Given material:

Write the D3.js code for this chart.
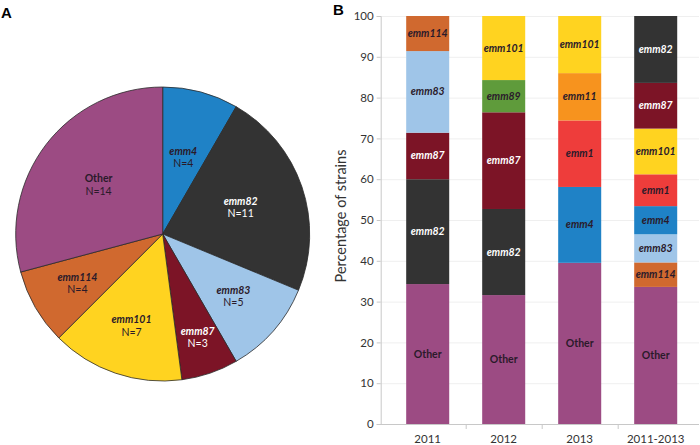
<!DOCTYPE html>
<html><head><meta charset="utf-8">
<script src="https://cdn.jsdelivr.net/npm/d3@7"></script>
<style>body{margin:0;background:#fff;} svg{display:block;font-family:Lato,"Open Sans",sans-serif;}</style>
</head><body>
<svg id="c" width="700" height="445"></svg>
<script>
// ---- Data: Panel A (pie) ----
const pieCategories = ["emm4","emm82","emm83","emm87","emm101","emm114","Other"];
const pieCounts     = [4, 11, 5, 3, 7, 4, 14];

// ---- Data: Panel B (stacked bars, % of strains, bottom to top) ----
const years = ["2011","2012","2013","2011-2013"];
const barTypes2011 = ["Other","emm82","emm87","emm83","emm114"];
const barVals2011  = [34.3, 25.7, 11.4, 20.0, 8.6];
const barTypes2012 = ["Other","emm82","emm87","emm89","emm101"];
const barVals2012  = [31.6, 21.1, 23.7, 7.9, 15.7];
const barTypes2013 = ["Other","emm4","emm1","emm11","emm101"];
const barVals2013  = [39.5, 18.6, 16.3, 11.6, 14.0];
const barTypesAll  = ["Other","emm114","emm83","emm4","emm1","emm101","emm87","emm82"];
const barValsAll   = [33.6, 6.0, 6.9, 6.9, 7.8, 11.2, 11.2, 16.4];
const yTicks = [0,10,20,30,40,50,60,70,80,90,100];

// ---- Styles ----
const colors = {
  "Other":"#9C4B83","emm4":"#1F82C6","emm82":"#333333","emm83":"#9FC5E8",
  "emm87":"#7C1426","emm101":"#FFD320","emm114":"#D0692F","emm89":"#5F9B3B",
  "emm1":"#EE3D3B","emm11":"#F7931E"
};
const whiteText = new Set(["emm82","emm87"]);
const textDark = "#2a1a2a";
// pie label distance from centre, as a fraction of the radius ("best fit" placement)
const pieLabelFrac = {"emm4":0.54,"emm82":0.56,"emm83":0.64,"emm87":0.74,"emm101":0.66,"emm114":0.67,"Other":0.55};

const svg = d3.select("#c");

// Panel letters
svg.append("text").attr("x",1).attr("y",18).attr("font-size",15).attr("font-weight","bold")
  .attr("font-family","Liberation Sans, Arial, sans-serif").text("A");
svg.append("text").attr("x",333).attr("y",15).attr("font-size",15).attr("font-weight","bold")
  .attr("font-family","Liberation Sans, Arial, sans-serif").text("B");

// ---- Panel A: pie ----
const R = 147;
const pieG = svg.append("g").attr("transform","translate(162.7,234)");
const pieData = d3.pie().sort(null).value(d=>d.v)(pieCategories.map((c,i)=>({c, v:pieCounts[i]})));
const arc = d3.arc().innerRadius(0).outerRadius(R);
pieG.selectAll("path").data(pieData).join("path")
  .attr("d",arc).attr("fill",d=>colors[d.data.c])
  .attr("stroke","#2b2b2b").attr("stroke-width",0.8);
const lg = pieG.selectAll("g.lbl").data(pieData).join("g").attr("class","lbl")
  .attr("transform",d=>{const a=(d.startAngle+d.endAngle)/2, r=pieLabelFrac[d.data.c]*R;
     return `translate(${r*Math.sin(a)},${-r*Math.cos(a)})`;});
lg.append("text").attr("y",-2.5).attr("text-anchor","middle").attr("font-size",10.5)
  .attr("font-weight","bold").attr("font-style",d=>d.data.c==="Other"?"normal":"italic")
  .attr("fill",d=>whiteText.has(d.data.c)?"#fff":textDark).text(d=>d.data.c);
lg.append("text").attr("y",9.8).attr("text-anchor","middle").attr("font-size",10.5)
  .attr("fill",d=>whiteText.has(d.data.c)?"#fff":textDark).text(d=>"N="+d.data.v);

// ---- Panel B: stacked bars ----
const barSets = [
  {year:years[0], types:barTypes2011, vals:barVals2011},
  {year:years[1], types:barTypes2012, vals:barVals2012},
  {year:years[2], types:barTypes2013, vals:barVals2013},
  {year:years[3], types:barTypesAll,  vals:barValsAll}
];
const axisX = 380.7, plotTop = 16, plotBottom = 424, plotRight = 699;
const x = d3.scaleBand().domain(years).range([389.7,693.7]).paddingInner(0.434).paddingOuter(0.217);
const xb = d3.scaleBand().domain(years).range([389.7,693.7]).padding(0);
const y = d3.scaleLinear().domain([0,100]).range([plotBottom,plotTop]);

const gB = svg.append("g");
// grid
gB.selectAll("line.grid").data(yTicks).join("line")
  .attr("x1",axisX).attr("x2",plotRight).attr("y1",d=>y(d)+0.5).attr("y2",d=>y(d)+0.5)
  .attr("stroke","#efefef").attr("stroke-width",1);

// y axis
const yAxis = gB.append("g").attr("transform",`translate(${axisX},0)`)
  .call(d3.axisLeft(y).tickValues(yTicks).tickSize(4).tickPadding(3));
yAxis.select(".domain").attr("stroke","#c8c8c8");
yAxis.selectAll(".tick line").attr("stroke","#c8c8c8");
yAxis.selectAll(".tick text").attr("font-size",11.5).attr("fill","#333").attr("font-family","Lato, sans-serif");

// x axis
const xAxisG = gB.append("g").attr("transform",`translate(0,${plotBottom})`);
xAxisG.append("line").attr("x1",axisX).attr("x2",plotRight).attr("y1",0.5).attr("y2",0.5).attr("stroke","#c8c8c8");
xAxisG.selectAll("line.tk").data(years.slice(1)).join("line")
  .attr("x1",d=>xb(d)+0.5).attr("x2",d=>xb(d)+0.5).attr("y1",0).attr("y2",5).attr("stroke","#c8c8c8");
xAxisG.selectAll("text").data(years).join("text")
  .attr("x",d=>x(d)+x.bandwidth()/2).attr("y",19).attr("text-anchor","middle")
  .attr("font-size",11.5).attr("fill","#333").text(d=>d);

// y title
svg.append("text").attr("transform","translate(346,216) rotate(-90)").attr("text-anchor","middle")
  .attr("font-size",14.5).attr("fill","#333").text("Percentage of strains");

// bars
barSets.forEach(set=>{
  let cum = 0;
  const segs = set.types.map((t,i)=>{const s={t, y0:cum, y1:cum+set.vals[i]}; cum += set.vals[i]; return s;});
  const g = gB.append("g");
  g.selectAll("rect").data(segs).join("rect")
    .attr("x",x(set.year)).attr("width",x.bandwidth())
    .attr("y",d=>y(Math.min(d.y1,100))).attr("height",d=>y(d.y0)-y(Math.min(d.y1,100)))
    .attr("fill",d=>colors[d.t]);
  g.selectAll("text").data(segs).join("text")
    .attr("x",x(set.year)+x.bandwidth()/2).attr("y",d=>y((d.y0+d.y1)/2)+3.5)
    .attr("text-anchor","middle").attr("font-size",10.5).attr("font-weight","bold")
    .attr("font-style",d=>d.t==="Other"?"normal":"italic")
    .attr("fill",d=>whiteText.has(d.t)?"#fff":textDark).text(d=>d.t);
});
</script>
</body></html>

Directions: Set down again, exactly, the lines of the material above from its first line to the one with "const yTicks = [0,10,20,30,40,50,60,70,80,90,100];", inclusive. Leave the pictures out.

Task response:
Write the D3.js code for this chart.
<!DOCTYPE html>
<html><head><meta charset="utf-8">
<script src="https://cdn.jsdelivr.net/npm/d3@7"></script>
<style>body{margin:0;background:#fff;} svg{display:block;font-family:Lato,"Open Sans",sans-serif;}</style>
</head><body>
<svg id="c" width="700" height="445"></svg>
<script>
// ---- Data: Panel A (pie) ----
const pieCategories = ["emm4","emm82","emm83","emm87","emm101","emm114","Other"];
const pieCounts     = [4, 11, 5, 3, 7, 4, 14];

// ---- Data: Panel B (stacked bars, % of strains, bottom to top) ----
const years = ["2011","2012","2013","2011-2013"];
const barTypes2011 = ["Other","emm82","emm87","emm83","emm114"];
const barVals2011  = [34.3, 25.7, 11.4, 20.0, 8.6];
const barTypes2012 = ["Other","emm82","emm87","emm89","emm101"];
const barVals2012  = [31.6, 21.1, 23.7, 7.9, 15.7];
const barTypes2013 = ["Other","emm4","emm1","emm11","emm101"];
const barVals2013  = [39.5, 18.6, 16.3, 11.6, 14.0];
const barTypesAll  = ["Other","emm114","emm83","emm4","emm1","emm101","emm87","emm82"];
const barValsAll   = [33.6, 6.0, 6.9, 6.9, 7.8, 11.2, 11.2, 16.4];
const yTicks = [0,10,20,30,40,50,60,70,80,90,100];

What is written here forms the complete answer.